Interpret the results:

1. What was the null hypothesis?

2. What was the alternative hypothesis?

3. What does the p-value tell us?

4. Should we reject or fail to reject the null hypothesis?

5. What is the practical interpretation for botanists?

Part 7: Comparing Fish Lengths Between Lakes

Let’s apply what we’ve learned to compare fish lengths between Lakes I3 and I8:

Practice Exercise 7: Comparing Lakes

# Perform a two-sample t-test comparing I3 and I8
# First check assumptions (variances)
levene_lakes <- leveneTest(length_mm ~ lake, data = g_df)

Warning in leveneTest.default(y = y, group = group, ...): group coerced to
factor.

print("Levene's Test for Lakes:")

[1] "Levene's Test for Lakes:"

print(levene_lakes)

Levene's Test for Homogeneity of Variance (center = median)
       Df F value    Pr(>F)    
group   1  13.705 0.0002907 ***
      166                      
---
Signif. codes:  0 '***' 0.001 '**' 0.01 '*' 0.05 '.' 0.1 ' ' 1

# Perform the t-test with appropriate variance setting
lakes_t_test <- t.test(length_mm ~ lake, data = g_df, 
                      var.equal = (levene_lakes$`Pr(>F)`[1] > 0.05))

# Display the results
print(lakes_t_test)

    Welch Two Sample t-test

data:  length_mm by lake
t = -15.532, df = 161.63, p-value < 2.2e-16
alternative hypothesis: true difference in means between group I3 and group I8 is not equal to 0
95 percent confidence interval:
 -109.32342  -84.66053
sample estimates:
mean in group I3 mean in group I8 
        265.6061         362.5980 

# Create a visualization
ggplot(g_df, aes(x = lake, y = length_mm, fill = lake)) +
  geom_boxplot(alpha = 0.7) +
  labs(title = "Comparison of Fish Lengths Between Lakes",
       subtitle = paste("t =", round(lakes_t_test$statistic, 2), 
                      ", p =", format.pval(lakes_t_test$p.value, digits = 3)),
       x = "Lake",
       y = "Length (mm)")

Write your interpretation of the results:

1. Is there a significant difference in fish lengths between lakes?

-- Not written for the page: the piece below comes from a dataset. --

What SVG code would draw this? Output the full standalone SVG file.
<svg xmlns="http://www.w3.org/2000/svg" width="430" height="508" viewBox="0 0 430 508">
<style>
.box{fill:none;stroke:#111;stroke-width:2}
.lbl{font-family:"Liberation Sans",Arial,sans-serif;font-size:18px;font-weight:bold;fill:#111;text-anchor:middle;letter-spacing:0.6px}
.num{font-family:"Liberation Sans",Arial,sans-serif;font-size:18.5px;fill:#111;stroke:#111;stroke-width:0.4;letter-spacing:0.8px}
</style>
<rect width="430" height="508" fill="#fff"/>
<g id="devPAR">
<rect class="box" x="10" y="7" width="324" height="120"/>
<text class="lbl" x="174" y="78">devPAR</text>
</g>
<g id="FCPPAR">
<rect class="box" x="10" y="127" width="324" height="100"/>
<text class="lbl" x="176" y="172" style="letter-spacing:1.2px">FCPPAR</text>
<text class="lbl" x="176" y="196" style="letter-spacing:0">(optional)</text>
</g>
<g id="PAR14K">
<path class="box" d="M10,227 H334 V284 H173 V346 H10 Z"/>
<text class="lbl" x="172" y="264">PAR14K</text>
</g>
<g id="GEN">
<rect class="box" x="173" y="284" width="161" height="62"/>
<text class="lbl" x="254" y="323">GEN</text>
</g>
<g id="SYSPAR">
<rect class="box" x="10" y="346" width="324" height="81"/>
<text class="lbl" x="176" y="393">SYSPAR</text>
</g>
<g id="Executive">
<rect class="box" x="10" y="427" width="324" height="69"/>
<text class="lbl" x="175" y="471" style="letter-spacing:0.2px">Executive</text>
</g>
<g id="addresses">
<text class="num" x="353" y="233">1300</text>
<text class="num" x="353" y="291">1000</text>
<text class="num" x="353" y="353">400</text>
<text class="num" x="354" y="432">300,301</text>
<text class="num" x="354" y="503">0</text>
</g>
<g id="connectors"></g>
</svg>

2. Which lake has longer fish on average?

3. How would you report this result in a scientific paper?

Part 8: Communicating Statistical Results

In scientific writing, it’s important to report statistical results clearly and consistently.

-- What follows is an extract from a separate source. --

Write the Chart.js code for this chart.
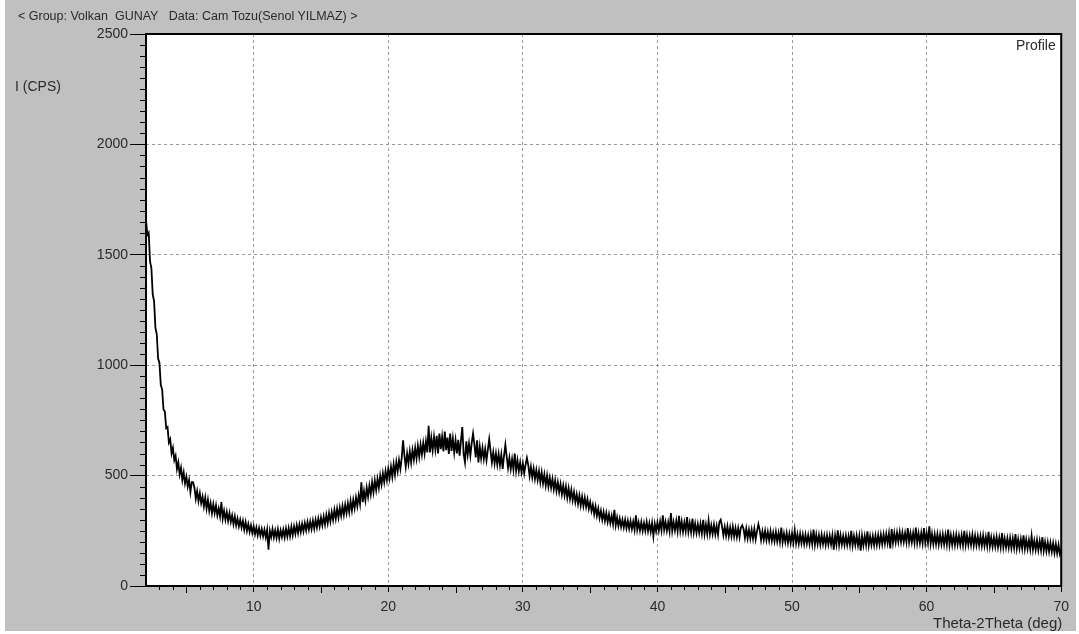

Here’s a standard format for reporting t-test results:

For a one-sample t-test: “A one-sample t-test showed that the mean fish length in Lake I3 (M = [mean], SD = [sd]) was [significantly/not significantly] different from 240 mm, t([df]) = [t-value], p = [p-value].”

For a two-sample t-test: “A two-sample t-test revealed that pine needle lengths on the leeward side (M = [mean1], SD = [sd1]) were [significantly/not significantly] [longer/shorter] than on the windward side (M = [mean2], SD = [sd2]), t([df]) = [t-value], p = [p-value].”

Practice Exercise 8: Writing Statistical Results

Write properly formatted statements reporting the results of: 1. The one-sample t-test comparing Lake I3 fish to 240mm 2. The two-sample t-test comparing pine needle lengths 3. The two-sample t-test comparing fish lengths between lakes

Remember to include: - Means and standard deviations for each group - The t-value with degrees of freedom - The p-value and whether the result is significant

Reflection Questions

1. How does the t-distribution differ from the normal distribution, and why does this matter for small samples?

2. What assumptions must be met to use a t-test, and what alternatives exist if these assumptions are violated?

3. What is the difference between statistical significance and practical importance?

4. How would the confidence interval change if we used a 99% confidence level instead of 95%?

5. How would you explain the concept of a p-value to someone with no statistical background?